This post has been updated with a statement from Secretary of the Navy Carlos Del Toro.
The Navy has downplayed the effects of the current nine-week stopgap spending measure that freezes its spending levels and the service has not submitted a list of waivers to Congress, USNI News has learned.
The Navy has not sent over a list of anomalies, or waivers, to Capitol Hill, defense and legislative officials confirmed to USNI News this week. Last year the Navy had to seek a waiver for the Columbia-class nuclear ballistic missile submarine program, the service’s top acquisition priority for which it was slated to issue an award early in Fiscal Year 2021.
Lawmakers have until Dec. 3 to pass the appropriations bills, otherwise they would need to pass another continuing resolution. Should the CR extend past Dec. 3, the Navy would likely need to seek waivers from Congress, USNI News understands.
“The Navy does not have any approved anomalies for the Continuing Resolution,” Navy spokeswoman Lt. Katie Diener told USNI News.
Under a CR, not only are the funding levels limited to the prior fiscal year’s levels, but the Defense Department cannot spend money on new-start programs. The T-AGOS(X) ocean surveillance ship is a new start program, but the Navy is not slated to award the contract until August 2022, according to the service’s FY 2022 budget documents. The Navy also wants to buy a T-AO-205 John Lewis-class fleet oiler in FY 2022, an increase from the zero oilers it purchased in FY 2021. That award is scheduled for June 2022, according to service budget documents.

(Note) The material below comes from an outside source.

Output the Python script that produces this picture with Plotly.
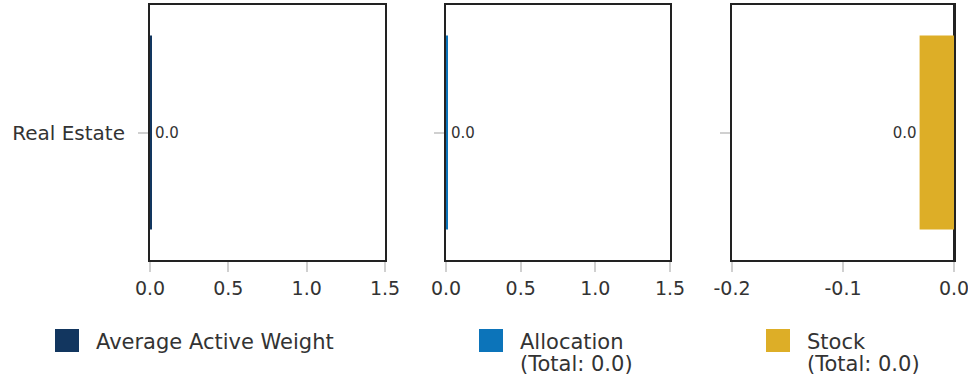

Secretary of the Navy Carlos Del Toro told USNI News following an earlier version of this post that a three-month CR is manageable, but any other extension would have “catastrophic results.”
“A continuing resolution for three months is … something that we have to be able to manage. We have lived with continuing resolutions for quite a few years now. So it just doesn’t come as much of a shock or surprise anymore as perhaps it used to,” he said following a speech at the U.S. Naval Academy on Tuesday night.
“Having said that, though, continuing resolutions have real negative consequences. While we may be able to survive a three-month continuing resolution, once you start looking at a six month or a year-long continuing resolution, the results are really disastrous, because especially when it comes to the readiness of our forces, right, the ability of our forces to be able to meet the missions they have to meet today around the globe in a real, credible way.”
The Pentagon has been uncharacteristically quiet this year on the effects of the continuing resolution, which limits the Defense Department’s spending to the prior fiscal year’s levels and is currently keeping the government funded as lawmakers continue work on the appropriations process.
In years past, service officials have been vocal over the practice of using continuing resolutions to keep the government funded while Congress works out its spending bills. Pentagon officials typically argue that the stopgap measures cost them millions and hurt readiness.
In 2019, the Navy’s acquisition executive at the time said the service had not scheduled any major contract awards in the first quarter of FY 2020 in case the government was operating under a continuing resolution. James Geurts also expressed concerns over how a CR affects the Navy’s ability to perform maintenance.
“What’s frustrating me: one of the things you’ve heard when we talk ship maintenance is, hey, we want to get our planning set, we want to award the contract early; [Bainbridge] was one of them we had all set, we backed the planning up, had 120 days ready in advance, the team was ready to go, we had the materials all ready to go, and then suddenly, oh, we can’t do it now because we’re in a CR. The real challenge: we don’t know how long the next CR is, when [the contract] is going to get awarded,” Geurts said at the time.
Other parts of the Navy say the CR isn’t causing significant hardships to operations yet.
A spokesperson for Naval Sea Systems Command said the CR did not result in any closures for the command.
“Under a CR, just as the CR didn’t result in any closures, it also means NAVSEA won’t be able to start any new programs,” Jamie Koehler told USNI News in an email.
A spokesperson for Naval Air Systems Command said the continuing resolution has not had an effect on NAVAIR.
“There was no impact. We are conducting business as usual,” Marcia Hart told USNI News.
In a statement to USNI News, a spokesperson for Navy Installations Command pointed to the $565 million for Navy operations and maintenance in the stopgap spending bill.
“Installation operations and support functions are expected to continue as they did prior to the signing of the CR, with no significant near-term impacts anticipated,” said Capt. Josh Frey, a spokesperson for Navy Installations Command. “It is the mission of CNIC to sustain the Fleet, enable the Fighter and support our Navy Families and the command is set to continue that mission as leadership works towards agreement on the FY22 budget.”
“The CR did include $565M in Operations and Maintenance (OMN) funding for damage repairs associated with natural disasters in calendar years 2020 and 2021. This funding is welcome as Navy facilities and infrastructure have suffered significant damage from natural disasters at several locations around the world in the past two years.”
The White House in early September asked lawmakers to pass a continuing resolution for the interim, while Congress continues the appropriations process.